Only, tonight, he arrived home to be informed that his book is now not being published. 'It's complicated,' he tells me.
I reply that I should hope that it bloody-well is complicated.
But now he's angry. He's also in tears. Yet he's still affable. He says that he can't hold any of this against the publisher. He argues they were in a difficult position. I agree. I tell him that their business didn't have a sensible business model. I say that I didn't believe in the books they published. He admits that he too had doubts: that if they could publish 'those' books, was his own any better? That's as much conversation as he can take. I come off the phone having shared his agony and having felt his pain. I too shed a few tears before I sit down to write.

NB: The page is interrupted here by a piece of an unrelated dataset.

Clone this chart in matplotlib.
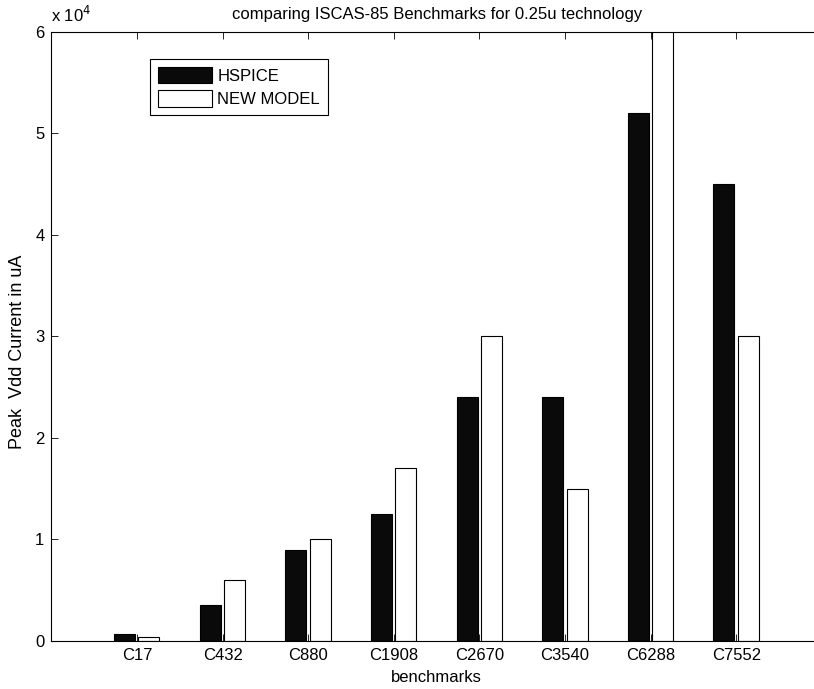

Now I am left wondering what he really feels. Disappointment. Anger. Frustration. Despair. Perhaps even relief? I suspect that he is beginning to think what he's always feared: that his book wasn't that good, that he's not that talented a writer, and that he's fooled himself for so many years. I should imagine that he feels embarrassed given that he has told people that he was having a book published.
If I were him, I'd try to stay calm and to use his anger to spur him on. He should write to the publisher and explain how he feels like he's been used. He should tell them that they took his dreams and did the worst thing possible: they made them 'almost' come true.
Tonight I've only managed to write because my friend has fallen silent. How I wish it were so very different.